Gather from the material every line that contains the string "this".

Entries from a dataset:

(begin)

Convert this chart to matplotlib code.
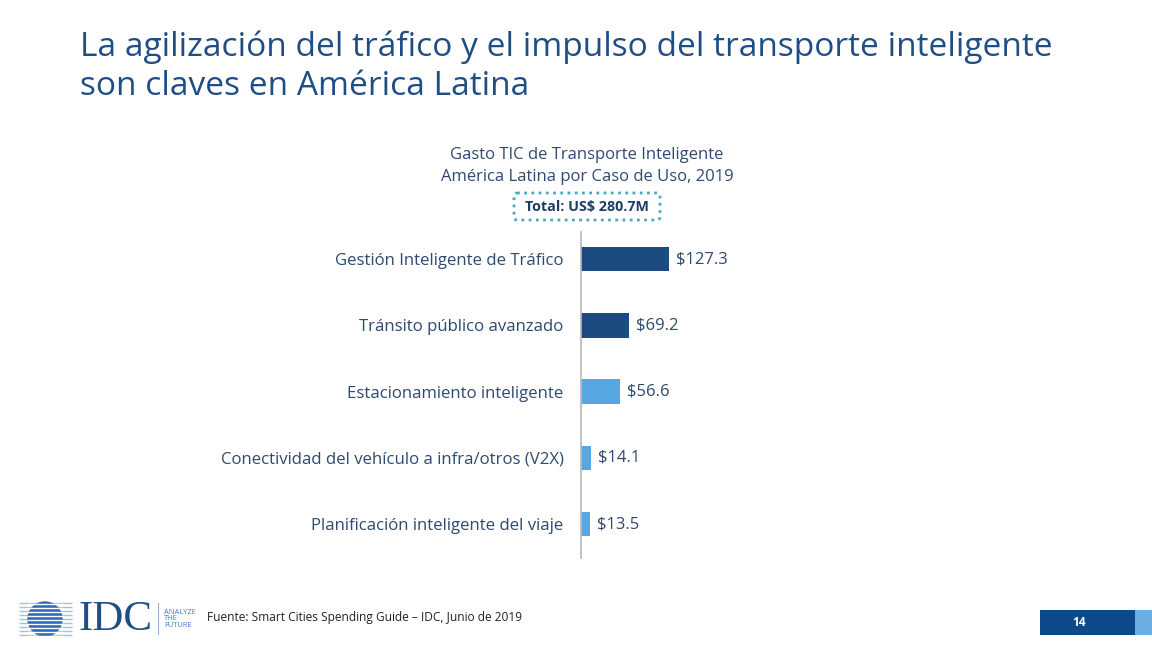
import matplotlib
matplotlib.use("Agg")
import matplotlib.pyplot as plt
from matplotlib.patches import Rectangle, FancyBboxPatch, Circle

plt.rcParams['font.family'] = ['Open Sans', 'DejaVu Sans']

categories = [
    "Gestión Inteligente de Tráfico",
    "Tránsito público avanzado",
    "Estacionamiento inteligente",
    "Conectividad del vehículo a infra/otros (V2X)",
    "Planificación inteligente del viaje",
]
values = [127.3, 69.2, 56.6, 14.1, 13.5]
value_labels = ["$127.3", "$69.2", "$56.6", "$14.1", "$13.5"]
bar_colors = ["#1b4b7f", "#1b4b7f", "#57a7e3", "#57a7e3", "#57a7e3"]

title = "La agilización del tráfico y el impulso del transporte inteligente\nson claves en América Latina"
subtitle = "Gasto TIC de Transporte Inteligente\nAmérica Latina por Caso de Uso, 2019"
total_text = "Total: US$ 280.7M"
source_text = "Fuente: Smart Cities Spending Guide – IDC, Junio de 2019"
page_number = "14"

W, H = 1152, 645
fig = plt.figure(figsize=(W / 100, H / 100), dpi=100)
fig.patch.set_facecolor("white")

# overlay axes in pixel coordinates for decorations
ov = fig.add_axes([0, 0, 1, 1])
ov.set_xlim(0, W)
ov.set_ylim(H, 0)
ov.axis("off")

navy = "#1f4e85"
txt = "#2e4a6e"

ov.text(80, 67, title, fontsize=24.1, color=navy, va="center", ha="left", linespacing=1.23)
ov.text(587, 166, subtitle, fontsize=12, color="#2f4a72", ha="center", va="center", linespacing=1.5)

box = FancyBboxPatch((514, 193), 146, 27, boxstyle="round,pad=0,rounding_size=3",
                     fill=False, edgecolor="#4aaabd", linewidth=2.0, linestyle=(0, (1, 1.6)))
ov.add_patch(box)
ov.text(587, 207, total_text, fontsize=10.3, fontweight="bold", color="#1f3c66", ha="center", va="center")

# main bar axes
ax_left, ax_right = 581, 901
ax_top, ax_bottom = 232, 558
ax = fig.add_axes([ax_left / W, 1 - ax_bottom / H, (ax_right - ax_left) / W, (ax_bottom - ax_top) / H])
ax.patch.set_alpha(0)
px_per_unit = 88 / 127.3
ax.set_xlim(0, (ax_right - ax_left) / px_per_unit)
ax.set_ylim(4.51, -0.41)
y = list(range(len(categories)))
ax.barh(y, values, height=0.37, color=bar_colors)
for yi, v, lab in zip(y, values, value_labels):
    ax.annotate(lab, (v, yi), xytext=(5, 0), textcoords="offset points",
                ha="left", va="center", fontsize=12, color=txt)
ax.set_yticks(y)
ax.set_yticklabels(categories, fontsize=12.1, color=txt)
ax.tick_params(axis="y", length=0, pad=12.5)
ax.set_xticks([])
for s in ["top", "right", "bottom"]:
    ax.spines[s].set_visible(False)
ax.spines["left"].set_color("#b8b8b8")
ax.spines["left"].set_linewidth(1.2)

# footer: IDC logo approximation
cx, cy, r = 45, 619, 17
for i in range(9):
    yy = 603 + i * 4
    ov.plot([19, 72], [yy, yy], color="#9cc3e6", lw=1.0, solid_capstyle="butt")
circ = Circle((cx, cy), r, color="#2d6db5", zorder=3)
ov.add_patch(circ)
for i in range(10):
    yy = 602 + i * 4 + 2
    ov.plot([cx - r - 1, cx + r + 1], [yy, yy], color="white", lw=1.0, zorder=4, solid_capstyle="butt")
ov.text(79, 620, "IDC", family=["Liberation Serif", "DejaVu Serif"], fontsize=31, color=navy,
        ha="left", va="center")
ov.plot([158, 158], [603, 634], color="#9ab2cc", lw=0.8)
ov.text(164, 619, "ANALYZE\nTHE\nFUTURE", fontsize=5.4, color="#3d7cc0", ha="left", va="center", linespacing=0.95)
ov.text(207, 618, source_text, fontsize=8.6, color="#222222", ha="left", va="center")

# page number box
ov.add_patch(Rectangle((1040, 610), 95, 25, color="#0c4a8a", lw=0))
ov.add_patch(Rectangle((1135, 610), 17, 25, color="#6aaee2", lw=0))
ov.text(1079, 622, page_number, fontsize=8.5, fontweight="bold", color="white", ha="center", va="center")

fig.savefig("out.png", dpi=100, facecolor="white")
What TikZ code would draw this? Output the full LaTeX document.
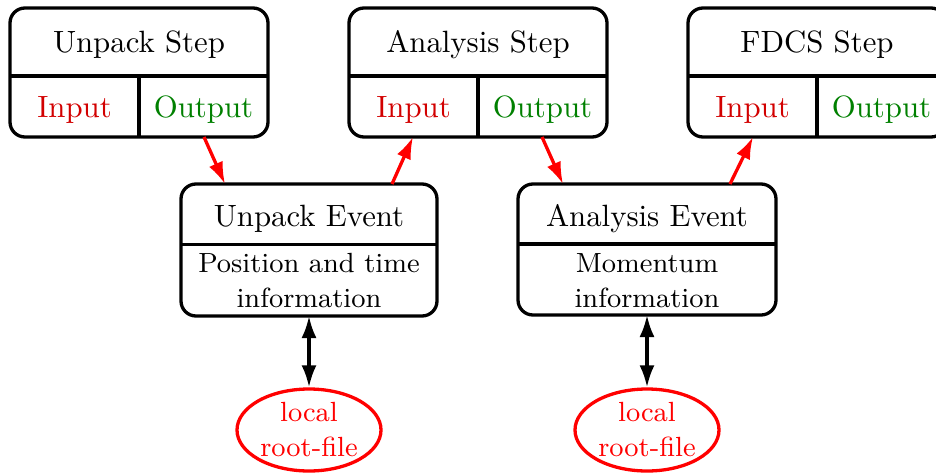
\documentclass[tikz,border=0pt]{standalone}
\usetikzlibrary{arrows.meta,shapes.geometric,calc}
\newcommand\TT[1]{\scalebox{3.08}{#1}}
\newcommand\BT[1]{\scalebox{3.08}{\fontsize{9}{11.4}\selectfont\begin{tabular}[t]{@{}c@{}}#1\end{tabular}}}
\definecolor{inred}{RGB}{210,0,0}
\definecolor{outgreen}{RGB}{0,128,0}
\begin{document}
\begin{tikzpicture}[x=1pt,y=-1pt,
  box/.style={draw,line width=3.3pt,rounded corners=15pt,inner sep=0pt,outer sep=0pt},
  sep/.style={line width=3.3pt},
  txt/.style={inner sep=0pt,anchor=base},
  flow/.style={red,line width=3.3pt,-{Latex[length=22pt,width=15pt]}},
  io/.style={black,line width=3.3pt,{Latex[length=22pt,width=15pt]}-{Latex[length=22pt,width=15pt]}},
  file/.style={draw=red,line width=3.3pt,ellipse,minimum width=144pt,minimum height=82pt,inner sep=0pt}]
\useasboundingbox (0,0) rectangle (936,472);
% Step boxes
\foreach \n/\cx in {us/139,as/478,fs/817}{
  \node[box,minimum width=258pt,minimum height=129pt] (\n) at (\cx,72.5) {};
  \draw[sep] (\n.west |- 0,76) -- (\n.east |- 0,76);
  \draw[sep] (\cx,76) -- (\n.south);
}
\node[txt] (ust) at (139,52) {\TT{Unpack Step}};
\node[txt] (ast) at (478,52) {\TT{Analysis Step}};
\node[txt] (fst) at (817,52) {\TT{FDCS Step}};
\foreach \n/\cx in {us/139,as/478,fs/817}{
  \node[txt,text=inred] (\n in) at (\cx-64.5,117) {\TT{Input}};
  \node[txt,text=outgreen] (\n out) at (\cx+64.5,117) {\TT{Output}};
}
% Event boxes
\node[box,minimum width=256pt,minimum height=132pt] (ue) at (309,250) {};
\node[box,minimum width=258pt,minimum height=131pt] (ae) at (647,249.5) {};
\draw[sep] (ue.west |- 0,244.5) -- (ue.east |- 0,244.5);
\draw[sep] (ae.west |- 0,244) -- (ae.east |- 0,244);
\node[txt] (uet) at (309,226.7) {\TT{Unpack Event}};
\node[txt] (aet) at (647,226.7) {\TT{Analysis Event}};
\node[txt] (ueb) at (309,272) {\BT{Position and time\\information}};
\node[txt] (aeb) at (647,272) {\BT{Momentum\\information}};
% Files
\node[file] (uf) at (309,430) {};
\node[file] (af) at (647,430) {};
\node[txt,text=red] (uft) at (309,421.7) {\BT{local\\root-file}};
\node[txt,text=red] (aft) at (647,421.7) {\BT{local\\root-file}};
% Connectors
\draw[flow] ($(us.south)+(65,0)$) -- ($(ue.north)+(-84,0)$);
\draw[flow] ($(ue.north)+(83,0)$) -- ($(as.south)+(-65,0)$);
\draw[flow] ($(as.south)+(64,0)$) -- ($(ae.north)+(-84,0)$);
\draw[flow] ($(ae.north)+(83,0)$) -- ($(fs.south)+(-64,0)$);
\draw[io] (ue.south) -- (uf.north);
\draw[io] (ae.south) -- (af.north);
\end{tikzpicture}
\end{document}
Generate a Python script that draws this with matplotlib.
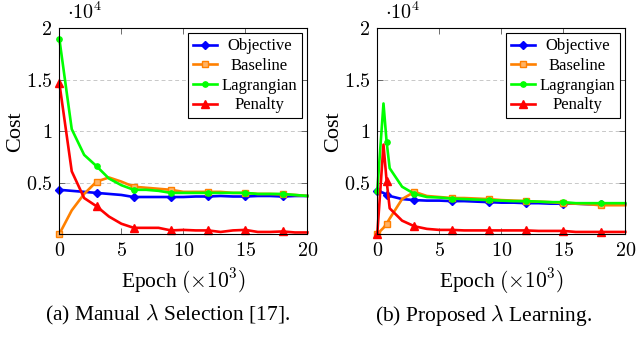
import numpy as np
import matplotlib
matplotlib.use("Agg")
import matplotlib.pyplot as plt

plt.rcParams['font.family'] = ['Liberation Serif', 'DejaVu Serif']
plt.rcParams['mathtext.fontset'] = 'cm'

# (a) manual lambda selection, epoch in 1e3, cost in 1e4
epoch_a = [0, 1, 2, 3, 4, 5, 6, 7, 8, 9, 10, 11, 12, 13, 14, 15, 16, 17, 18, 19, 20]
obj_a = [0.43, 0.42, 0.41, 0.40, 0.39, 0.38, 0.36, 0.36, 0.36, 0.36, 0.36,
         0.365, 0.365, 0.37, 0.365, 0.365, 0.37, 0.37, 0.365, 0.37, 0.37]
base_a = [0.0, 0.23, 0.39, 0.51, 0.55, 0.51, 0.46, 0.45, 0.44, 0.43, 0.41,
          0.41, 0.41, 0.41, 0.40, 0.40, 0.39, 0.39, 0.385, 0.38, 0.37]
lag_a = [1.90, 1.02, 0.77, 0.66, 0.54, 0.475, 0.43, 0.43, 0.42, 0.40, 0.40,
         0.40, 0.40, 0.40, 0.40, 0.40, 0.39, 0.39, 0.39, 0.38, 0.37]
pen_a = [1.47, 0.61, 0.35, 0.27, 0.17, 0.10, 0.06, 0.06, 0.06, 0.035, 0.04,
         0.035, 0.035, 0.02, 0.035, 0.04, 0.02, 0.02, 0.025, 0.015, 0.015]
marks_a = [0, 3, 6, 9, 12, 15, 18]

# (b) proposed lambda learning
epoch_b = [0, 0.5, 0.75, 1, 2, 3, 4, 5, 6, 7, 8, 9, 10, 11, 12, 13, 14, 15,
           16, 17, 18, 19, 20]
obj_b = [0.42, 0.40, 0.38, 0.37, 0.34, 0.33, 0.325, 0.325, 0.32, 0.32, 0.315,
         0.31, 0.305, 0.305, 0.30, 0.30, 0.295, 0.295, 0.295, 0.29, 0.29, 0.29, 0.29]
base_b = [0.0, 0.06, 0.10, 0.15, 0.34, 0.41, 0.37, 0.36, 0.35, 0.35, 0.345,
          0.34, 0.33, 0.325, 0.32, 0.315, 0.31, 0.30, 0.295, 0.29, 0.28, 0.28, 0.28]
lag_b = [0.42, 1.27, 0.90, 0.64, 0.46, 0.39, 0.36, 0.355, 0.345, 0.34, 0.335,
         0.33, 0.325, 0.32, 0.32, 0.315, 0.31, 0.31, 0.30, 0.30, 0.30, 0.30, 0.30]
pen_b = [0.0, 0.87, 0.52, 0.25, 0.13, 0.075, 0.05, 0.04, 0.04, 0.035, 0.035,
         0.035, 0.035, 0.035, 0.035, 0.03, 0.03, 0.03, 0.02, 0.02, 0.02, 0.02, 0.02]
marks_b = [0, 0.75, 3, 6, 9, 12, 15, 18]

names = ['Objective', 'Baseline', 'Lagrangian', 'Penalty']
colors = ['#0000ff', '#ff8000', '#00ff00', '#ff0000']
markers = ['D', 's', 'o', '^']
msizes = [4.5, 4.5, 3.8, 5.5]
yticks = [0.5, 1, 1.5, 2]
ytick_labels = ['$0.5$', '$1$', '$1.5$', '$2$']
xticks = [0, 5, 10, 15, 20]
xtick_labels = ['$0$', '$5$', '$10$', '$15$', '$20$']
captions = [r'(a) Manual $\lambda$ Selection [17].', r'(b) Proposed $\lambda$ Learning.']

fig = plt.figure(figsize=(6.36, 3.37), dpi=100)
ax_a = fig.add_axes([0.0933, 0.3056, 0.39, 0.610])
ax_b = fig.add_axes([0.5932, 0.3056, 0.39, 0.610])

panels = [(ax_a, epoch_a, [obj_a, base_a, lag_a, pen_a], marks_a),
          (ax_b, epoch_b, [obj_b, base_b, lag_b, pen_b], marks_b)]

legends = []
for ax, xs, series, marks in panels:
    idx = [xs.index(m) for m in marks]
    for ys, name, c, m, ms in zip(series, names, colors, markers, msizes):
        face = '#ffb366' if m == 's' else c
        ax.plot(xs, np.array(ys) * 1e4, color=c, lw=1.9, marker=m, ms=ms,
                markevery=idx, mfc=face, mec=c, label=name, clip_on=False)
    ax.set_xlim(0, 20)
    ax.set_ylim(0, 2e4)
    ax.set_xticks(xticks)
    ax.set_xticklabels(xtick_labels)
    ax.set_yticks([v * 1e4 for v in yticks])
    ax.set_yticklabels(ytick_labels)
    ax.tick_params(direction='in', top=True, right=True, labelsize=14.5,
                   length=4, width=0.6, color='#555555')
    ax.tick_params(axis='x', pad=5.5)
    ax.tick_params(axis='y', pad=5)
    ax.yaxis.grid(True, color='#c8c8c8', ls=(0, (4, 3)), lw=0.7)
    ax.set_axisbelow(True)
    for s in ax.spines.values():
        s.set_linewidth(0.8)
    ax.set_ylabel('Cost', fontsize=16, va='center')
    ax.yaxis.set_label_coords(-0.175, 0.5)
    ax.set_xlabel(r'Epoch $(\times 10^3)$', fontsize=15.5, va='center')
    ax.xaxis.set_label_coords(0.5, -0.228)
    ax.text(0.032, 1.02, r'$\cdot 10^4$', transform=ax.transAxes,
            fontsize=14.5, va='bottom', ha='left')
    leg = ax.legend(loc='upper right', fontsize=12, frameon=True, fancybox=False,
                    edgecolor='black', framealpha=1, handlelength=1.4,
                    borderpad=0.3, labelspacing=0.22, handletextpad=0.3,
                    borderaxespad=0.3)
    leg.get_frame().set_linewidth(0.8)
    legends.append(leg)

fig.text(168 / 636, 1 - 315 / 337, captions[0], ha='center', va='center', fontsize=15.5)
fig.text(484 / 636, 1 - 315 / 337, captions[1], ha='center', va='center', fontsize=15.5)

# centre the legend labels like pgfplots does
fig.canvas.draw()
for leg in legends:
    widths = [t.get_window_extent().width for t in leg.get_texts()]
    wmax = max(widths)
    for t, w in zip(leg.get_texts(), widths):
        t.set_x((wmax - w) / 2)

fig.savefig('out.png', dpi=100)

(end)

Answer in full:
Convert this chart to matplotlib code.
What TikZ code would draw this? Output the full LaTeX document.
Generate a Python script that draws this with matplotlib.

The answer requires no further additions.